1/2 cup margarine
1/2 cup sugar
1/2 cup molasses (not blackstrap)
1 egg yolk
2 cups sifted all-purpose flour
1/2 tsp. baking powder
1/2 tsp. baking soda
1 tsp. ground cinnamon
1 tsp. ground cloves
2 tsp. ginger
1 tsp. ground nutmeg
Toba Garrett's Glace Icing
1 lb. confectioners' sugar
3/8 cup milk
3/8 cup light corn syrup
flavoring as desired (we use almond)
In a mixing bowl, mix the sugar and milk first. Add corn syrup just until combined.
Divide to flavor and add color.
You can use squirt bottles, small plastic baggies or pastry bags to make the decorating fun & easy.
Preheat oven to 350º
In a large bowl, cream together the margarine and sugar until smooth. Stir in molasses and egg yolk.
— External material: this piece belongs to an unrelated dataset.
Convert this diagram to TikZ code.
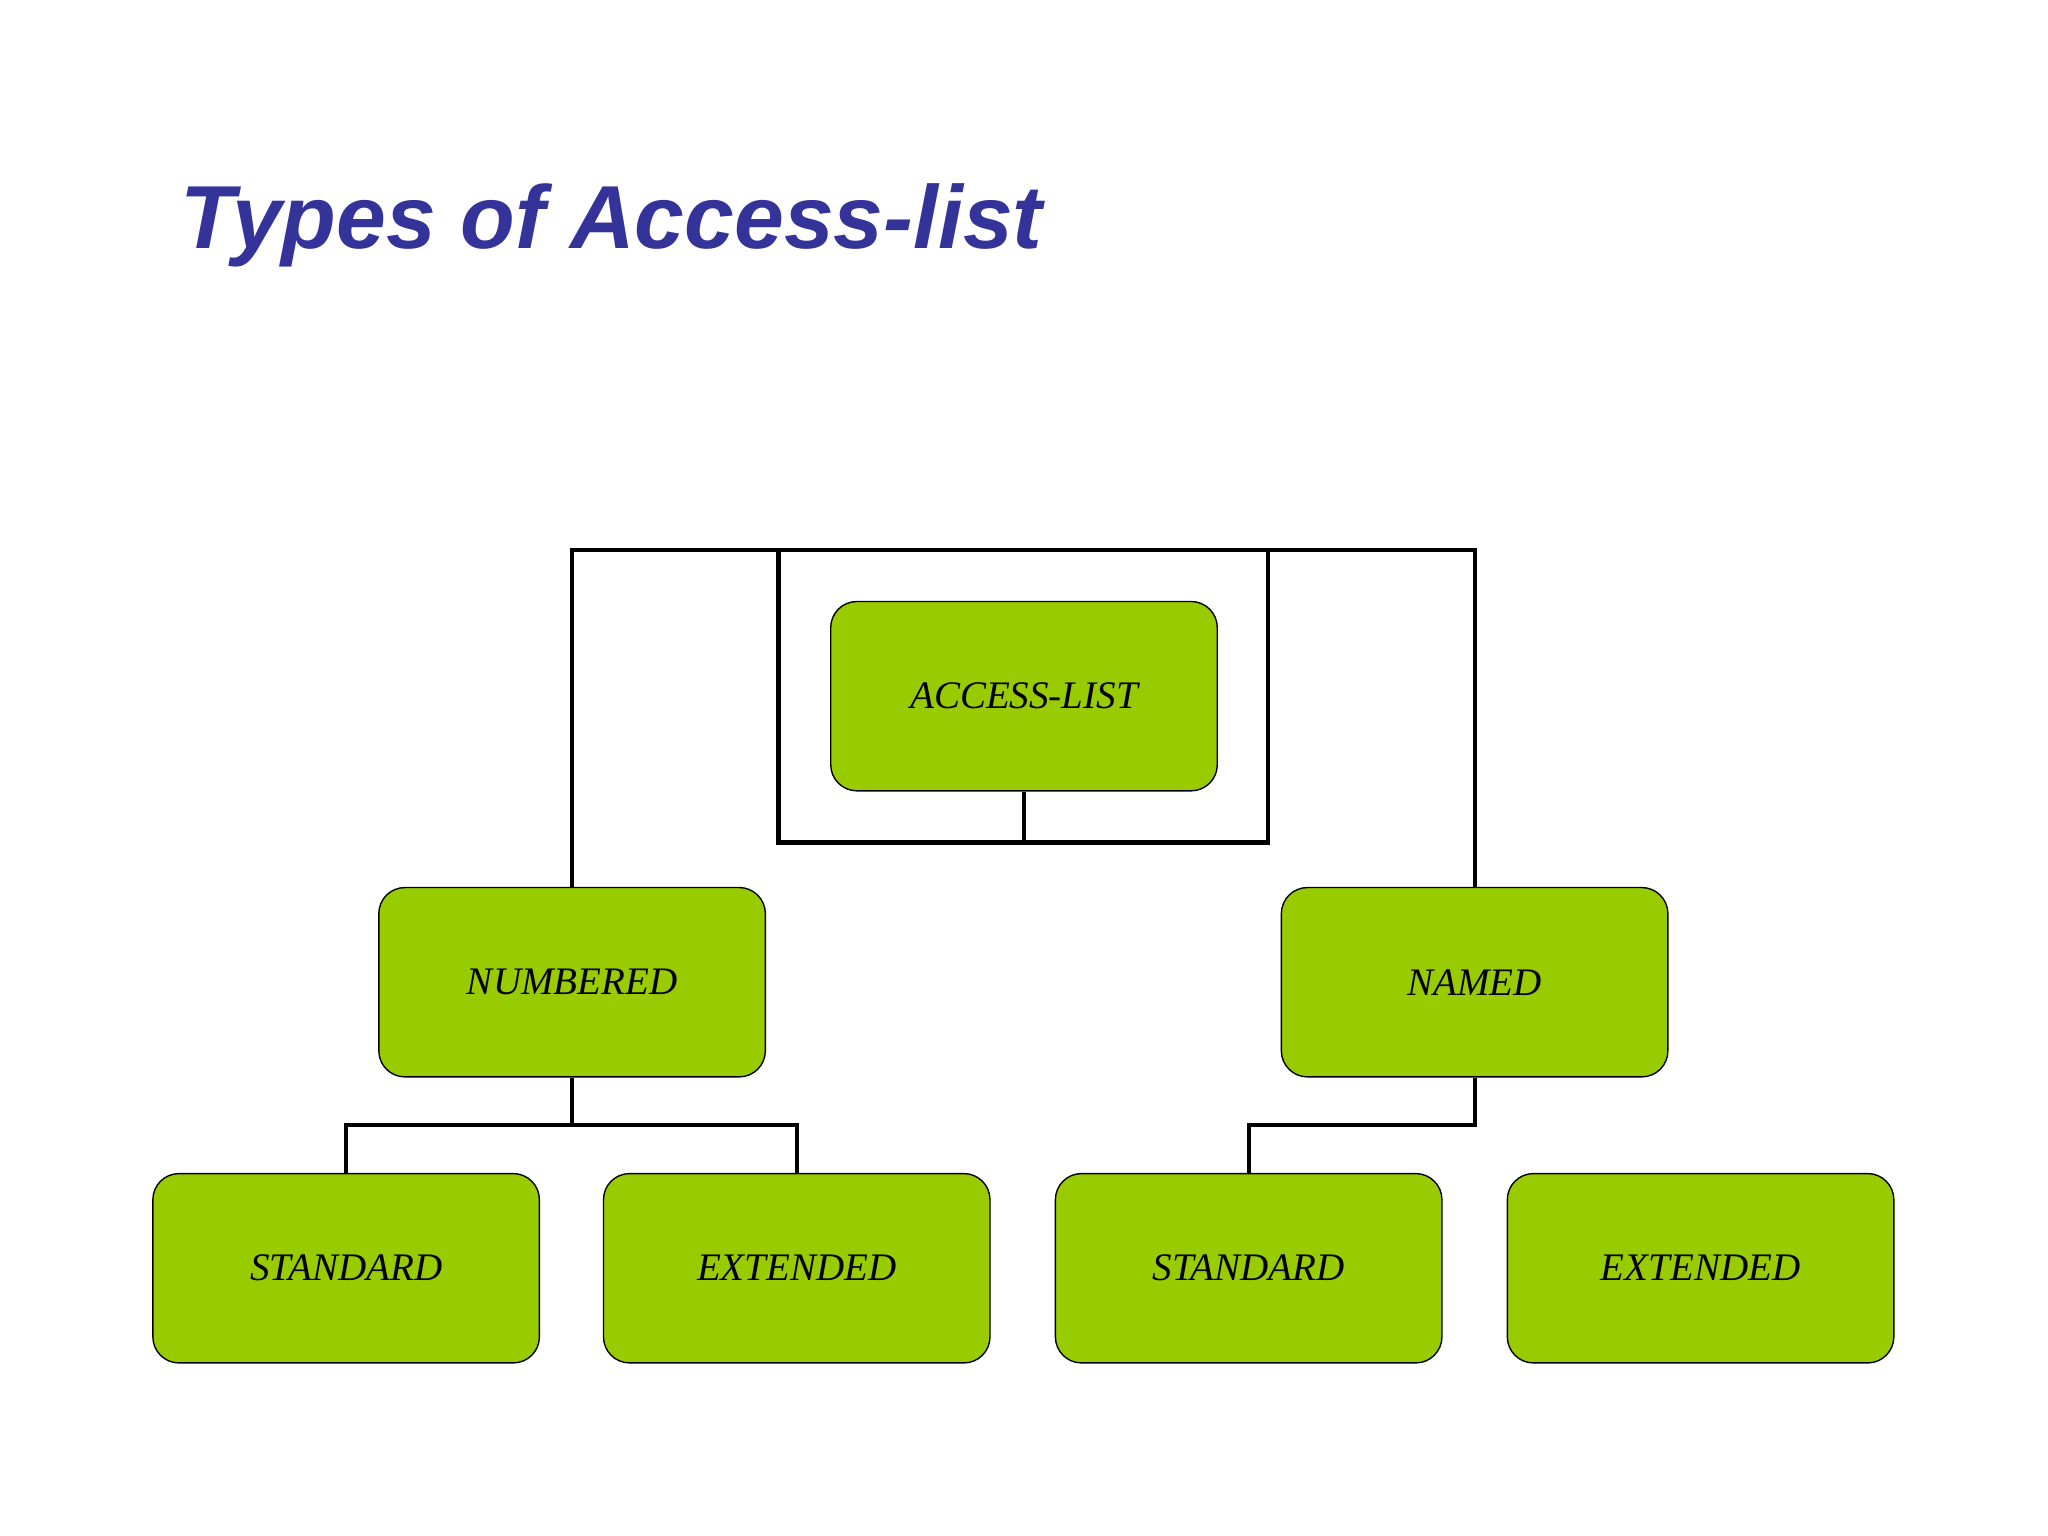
\documentclass[tikz,border=0pt]{standalone}
\usepackage{fontspec}
\setmainfont{Liberation Serif}
\newfontfamily\titlefont{Liberation Sans}
\definecolor{boxgreen}{RGB}{153,204,0}
\definecolor{titleblue}{RGB}{51,51,153}
\begin{document}
\begin{tikzpicture}[x=0.02cm,y=-0.02cm,
  box/.style={draw=black,line width=0.6pt,fill=boxgreen,rounded corners=0.4cm,minimum width=5.92cm,minimum height=2.9cm,inner sep=0pt,font=\fontsize{17}{20}\selectfont\itshape},
  conn/.style={draw=black,line width=1.8pt}]
\fill[white] (0,0) rectangle (1568,1176);
\useasboundingbox (0,0) rectangle (1568,1176);
\node[anchor=base west,text=titleblue,font=\titlefont\fontsize{39}{44}\selectfont\bfseries\itshape,inner sep=0pt] (title) at (138,190) {Types of Access-list};
\coordinate (top) at (784,421);
\coordinate (ia) at (596,421);
\coordinate (ib) at (971,645);
\coordinate (imid) at (784,645);
\coordinate (lj) at (438,861);
\coordinate (rj) at (1129,861);
\draw[conn] (ia) rectangle (ib);
\node[box] (al) at (784,533) {ACCESS-LIST};
\node[box] (num) at (438,752) {NUMBERED};
\node[box] (nam) at (1129,752) {NAMED};
\node[box] (s1) at (265,971) {STANDARD};
\node[box] (e1) at (610,971) {EXTENDED};
\node[box] (s2) at (956,971) {STANDARD};
\node[box] (e2) at (1302,971) {EXTENDED};
\draw[conn] (num.north) |- (top) -| (nam.north);
\draw[conn] (al.south) -- (imid);
\draw[conn] (num.south) -- (lj);
\draw[conn] (s1.north) |- (lj) -| (e1.north);
\draw[conn] (nam.south) -- (rj) -| (s2.north);
\end{tikzpicture}
\end{document}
Combine the flour, salt, baking powder, baking soda, cinnamon, cloves, ginger, and nutmeg; blend into the molasses mixture until smooth.
Cover, and chill for at least one hour.
On a lightly floured surface, roll the dough out to 1/4 inch thickness. Cut into desired shapes with cookie cutters. Place cookies 2 inches apart on ungreased cookie sheets.
Bake for 8 to 10 minutes in the preheated oven, until firm. Remove from cookie sheets to cool on wire racks. Frost or decorate when cool.